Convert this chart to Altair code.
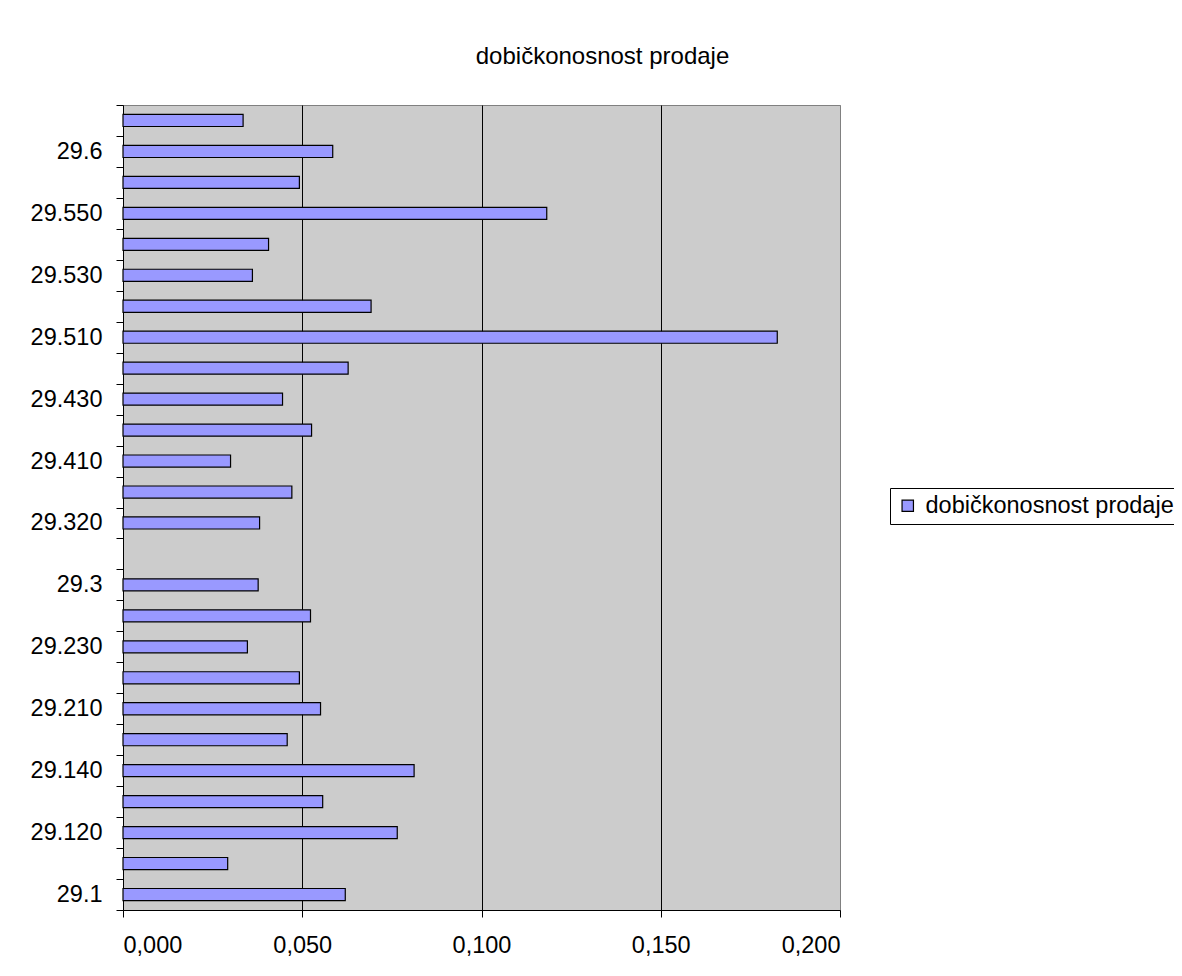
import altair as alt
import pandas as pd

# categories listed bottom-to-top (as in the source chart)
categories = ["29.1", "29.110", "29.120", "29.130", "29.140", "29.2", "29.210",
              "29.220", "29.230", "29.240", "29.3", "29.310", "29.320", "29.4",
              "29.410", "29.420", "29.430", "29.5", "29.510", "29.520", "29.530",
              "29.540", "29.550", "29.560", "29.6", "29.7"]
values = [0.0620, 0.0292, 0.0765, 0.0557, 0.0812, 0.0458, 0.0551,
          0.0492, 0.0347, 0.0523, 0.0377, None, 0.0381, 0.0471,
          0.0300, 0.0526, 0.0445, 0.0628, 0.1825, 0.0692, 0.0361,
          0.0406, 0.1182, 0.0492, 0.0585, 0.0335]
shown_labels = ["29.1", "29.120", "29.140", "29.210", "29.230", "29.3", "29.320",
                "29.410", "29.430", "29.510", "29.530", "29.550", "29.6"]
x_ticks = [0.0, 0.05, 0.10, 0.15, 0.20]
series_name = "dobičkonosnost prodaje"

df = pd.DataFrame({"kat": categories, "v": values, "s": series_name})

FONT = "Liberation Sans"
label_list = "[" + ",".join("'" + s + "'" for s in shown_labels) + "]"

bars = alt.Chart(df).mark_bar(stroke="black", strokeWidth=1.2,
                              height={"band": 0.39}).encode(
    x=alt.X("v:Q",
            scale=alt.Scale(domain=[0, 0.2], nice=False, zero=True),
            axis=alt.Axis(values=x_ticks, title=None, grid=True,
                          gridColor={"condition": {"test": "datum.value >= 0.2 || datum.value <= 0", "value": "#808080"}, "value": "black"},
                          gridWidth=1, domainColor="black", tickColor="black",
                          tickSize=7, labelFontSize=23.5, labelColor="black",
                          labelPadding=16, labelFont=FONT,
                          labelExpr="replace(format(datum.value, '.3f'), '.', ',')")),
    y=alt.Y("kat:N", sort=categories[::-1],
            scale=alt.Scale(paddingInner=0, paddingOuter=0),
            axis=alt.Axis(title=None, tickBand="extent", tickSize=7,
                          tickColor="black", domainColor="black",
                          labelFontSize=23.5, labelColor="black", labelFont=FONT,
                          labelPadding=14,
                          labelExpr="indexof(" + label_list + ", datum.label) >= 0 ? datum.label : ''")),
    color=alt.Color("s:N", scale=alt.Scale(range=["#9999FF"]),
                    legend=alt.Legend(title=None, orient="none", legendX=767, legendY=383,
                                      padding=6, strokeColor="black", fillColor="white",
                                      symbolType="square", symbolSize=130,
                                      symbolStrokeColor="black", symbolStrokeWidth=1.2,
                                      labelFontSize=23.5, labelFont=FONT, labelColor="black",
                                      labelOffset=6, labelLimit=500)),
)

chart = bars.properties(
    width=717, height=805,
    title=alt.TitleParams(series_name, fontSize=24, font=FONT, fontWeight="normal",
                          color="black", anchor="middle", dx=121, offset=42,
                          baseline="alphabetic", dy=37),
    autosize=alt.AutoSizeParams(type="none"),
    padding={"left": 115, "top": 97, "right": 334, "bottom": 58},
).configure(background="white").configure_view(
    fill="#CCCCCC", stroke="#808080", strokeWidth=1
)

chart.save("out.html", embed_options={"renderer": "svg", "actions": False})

■ ■ ■ ■ ■ ■ ■

SET EXERCISE => Transcribe all the lines above exactly, apart from the pictures.

ANSWER FOR THIS EXERCISE =>
Convert this chart to Altair code.
import altair as alt
import pandas as pd

# categories listed bottom-to-top (as in the source chart)
categories = ["29.1", "29.110", "29.120", "29.130", "29.140", "29.2", "29.210",
              "29.220", "29.230", "29.240", "29.3", "29.310", "29.320", "29.4",
              "29.410", "29.420", "29.430", "29.5", "29.510", "29.520", "29.530",
              "29.540", "29.550", "29.560", "29.6", "29.7"]
values = [0.0620, 0.0292, 0.0765, 0.0557, 0.0812, 0.0458, 0.0551,
          0.0492, 0.0347, 0.0523, 0.0377, None, 0.0381, 0.0471,
          0.0300, 0.0526, 0.0445, 0.0628, 0.1825, 0.0692, 0.0361,
          0.0406, 0.1182, 0.0492, 0.0585, 0.0335]
shown_labels = ["29.1", "29.120", "29.140", "29.210", "29.230", "29.3", "29.320",
                "29.410", "29.430", "29.510", "29.530", "29.550", "29.6"]
x_ticks = [0.0, 0.05, 0.10, 0.15, 0.20]
series_name = "dobičkonosnost prodaje"

df = pd.DataFrame({"kat": categories, "v": values, "s": series_name})

FONT = "Liberation Sans"
label_list = "[" + ",".join("'" + s + "'" for s in shown_labels) + "]"

bars = alt.Chart(df).mark_bar(stroke="black", strokeWidth=1.2,
                              height={"band": 0.39}).encode(
    x=alt.X("v:Q",
            scale=alt.Scale(domain=[0, 0.2], nice=False, zero=True),
            axis=alt.Axis(values=x_ticks, title=None, grid=True,
                          gridColor={"condition": {"test": "datum.value >= 0.2 || datum.value <= 0", "value": "#808080"}, "value": "black"},
                          gridWidth=1, domainColor="black", tickColor="black",
                          tickSize=7, labelFontSize=23.5, labelColor="black",
                          labelPadding=16, labelFont=FONT,
                          labelExpr="replace(format(datum.value, '.3f'), '.', ',')")),
    y=alt.Y("kat:N", sort=categories[::-1],
            scale=alt.Scale(paddingInner=0, paddingOuter=0),
            axis=alt.Axis(title=None, tickBand="extent", tickSize=7,
                          tickColor="black", domainColor="black",
                          labelFontSize=23.5, labelColor="black", labelFont=FONT,
                          labelPadding=14,
                          labelExpr="indexof(" + label_list + ", datum.label) >= 0 ? datum.label : ''")),
    color=alt.Color("s:N", scale=alt.Scale(range=["#9999FF"]),
                    legend=alt.Legend(title=None, orient="none", legendX=767, legendY=383,
                                      padding=6, strokeColor="black", fillColor="white",
                                      symbolType="square", symbolSize=130,
                                      symbolStrokeColor="black", symbolStrokeWidth=1.2,
                                      labelFontSize=23.5, labelFont=FONT, labelColor="black",
                                      labelOffset=6, labelLimit=500)),
)

chart = bars.properties(
    width=717, height=805,
    title=alt.TitleParams(series_name, fontSize=24, font=FONT, fontWeight="normal",
                          color="black", anchor="middle", dx=121, offset=42,
                          baseline="alphabetic", dy=37),
    autosize=alt.AutoSizeParams(type="none"),
    padding={"left": 115, "top": 97, "right": 334, "bottom": 58},
).configure(background="white").configure_view(
    fill="#CCCCCC", stroke="#808080", strokeWidth=1
)

chart.save("out.html", embed_options={"renderer": "svg", "actions": False})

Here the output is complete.